After the release, Fix the Debt’s press person called to confront me about what he said were “false things” in our exposé.
“If you have corrections, I am all ears,” I said. Then such an odd (and amusing) conversation took place it struck me as worth writing up as an object lesson in how these big-buck, PR spin-machines operate.
Pete Peterson Who?
Wall Street Billionaire Pete Peterson, Jon Romano, Fix the Debt's Vice President of Communications, started by accusing me of inaccurately making Pete Peterson a focus of our report.
Why should we not focus on the Wall Street billionaire who has spent $500 million on his mission to secure cuts in Social Security and Medicare?
"I have never met Pete Peterson -- he doesn't fund us," says Romano.
So when the Washington Post interviewed Peterson and noted that he gave Fix the Debt $5 million, that was incorrect?
The facts are that Fix the Debt was launched on the Peter G. Peterson Foundation Web site; Peterson was at the National Press Club launch of Fix the Debt; and Peterson sits on the board and funds Fix the Debt’s parent organization (where Fix the Debt offices are located), the Committee for a Responsible Federal Budget, which is a project of the New America Foundation.
After launching as a project of CRFB in July 2012, in October Fix the Debt newly incorporated in Delaware. The new incorporation could, in essence, erase the Peterson seed money, allowing them to further distance themselves from the controversial billionaire.
More on Funding
Romano also disputed our report that the organization was targeting a $60 million budget. “Where did you get that number -- from theHuffington Post?” he sniffed.

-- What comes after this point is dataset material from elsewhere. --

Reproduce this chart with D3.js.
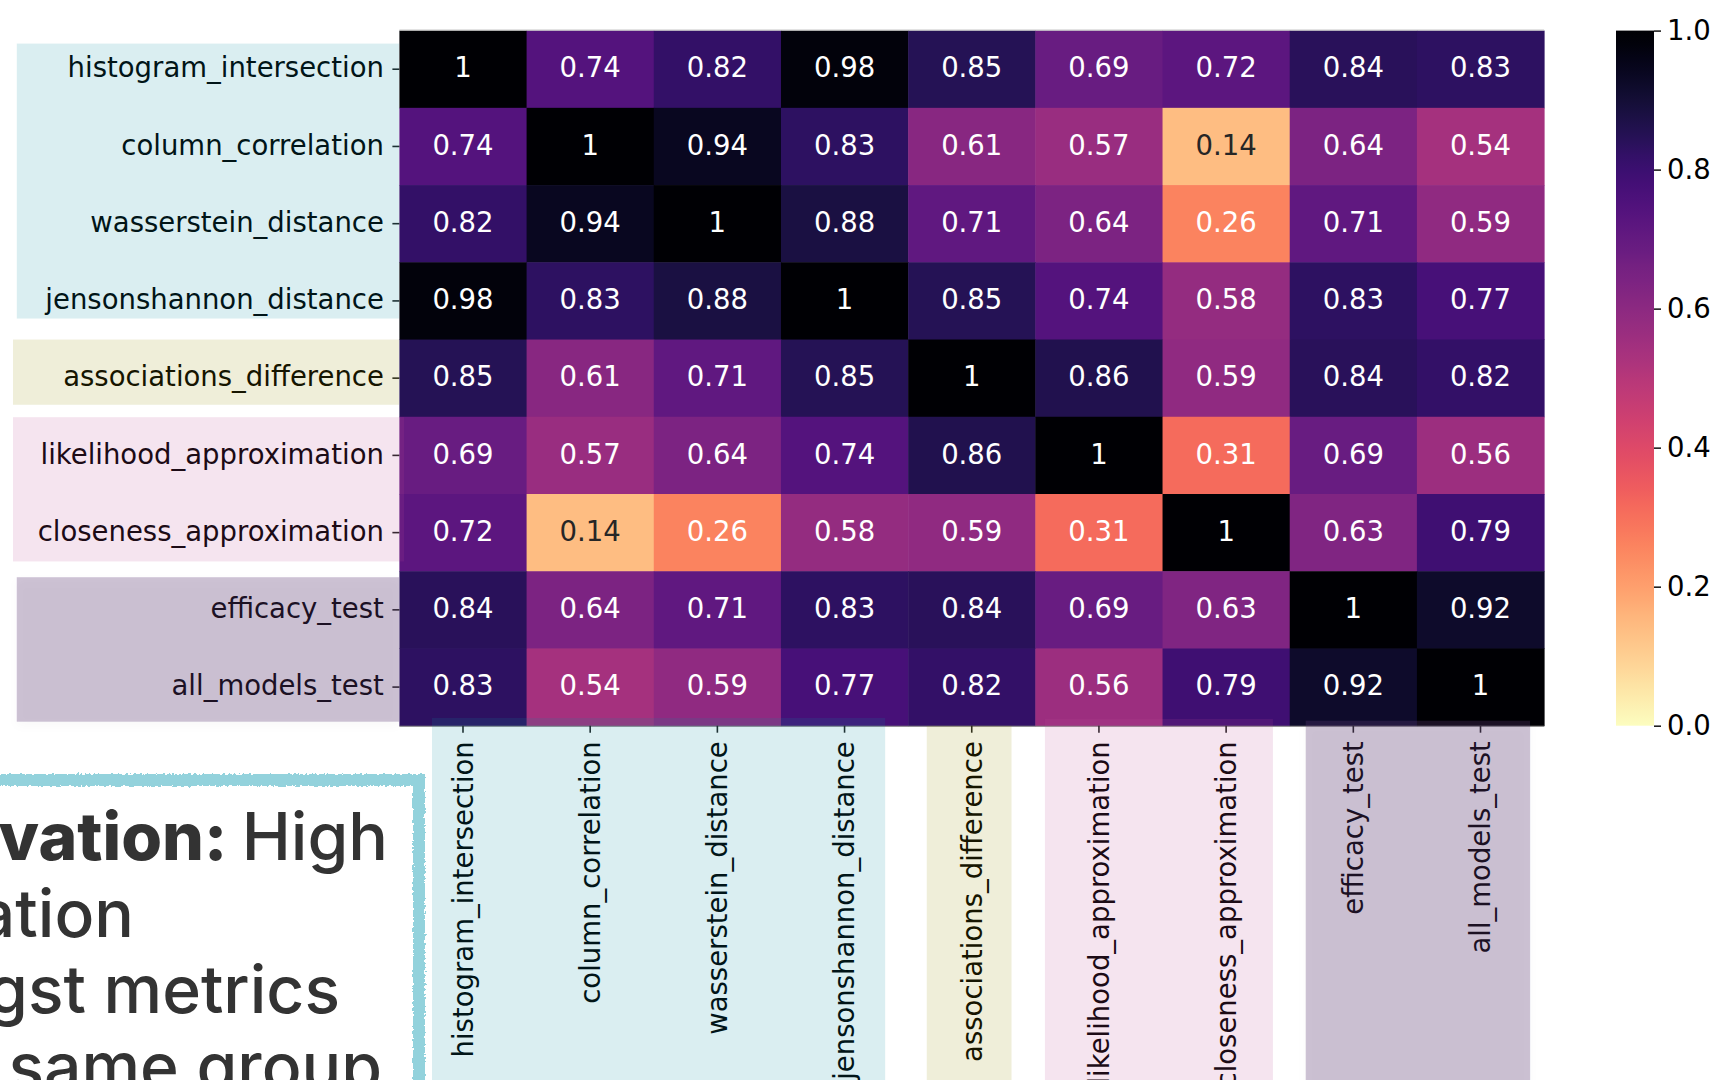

No, we got it from your documents. Still disputed. Distributed nationwide. What do you have "eyes in the sky?" says Romano. On your letterhead. Still disputed. Look, I said, the figure is from the Fix the Debt CEO Talking Points.
The upshot? Romano says they have only raised $40 million to date. Duly noted.
I Heart Bob Borosage; I Heart Social Security
Romano also disputed our statement that the group was targeting Social Security for cuts. “We don't have a plan on Social Security,” he said over and over. “I worked for Bob Borosage . . . it's not likely that I would work for an organization to dismantle those programs,” Romano says.
Simpson and Bowles are your founders and you don't have a plan on Social Security? Really? For the record?
No, “we just want a deal,” says Romano.
There is no plan but there is a scorecard on the non-plan? The same day Romano called us, February 22, his press team issued a cookie-cutter " scorecard" in multiple states demanding that “policymakers must enact a budget deal that fully offsets the sequester permanently with more targeted measures primarily focused on health and retirement programs,” (emphasis ours) which plainly includes Social Security even though Fix the Debt prefers the euphemism "entitlement reform."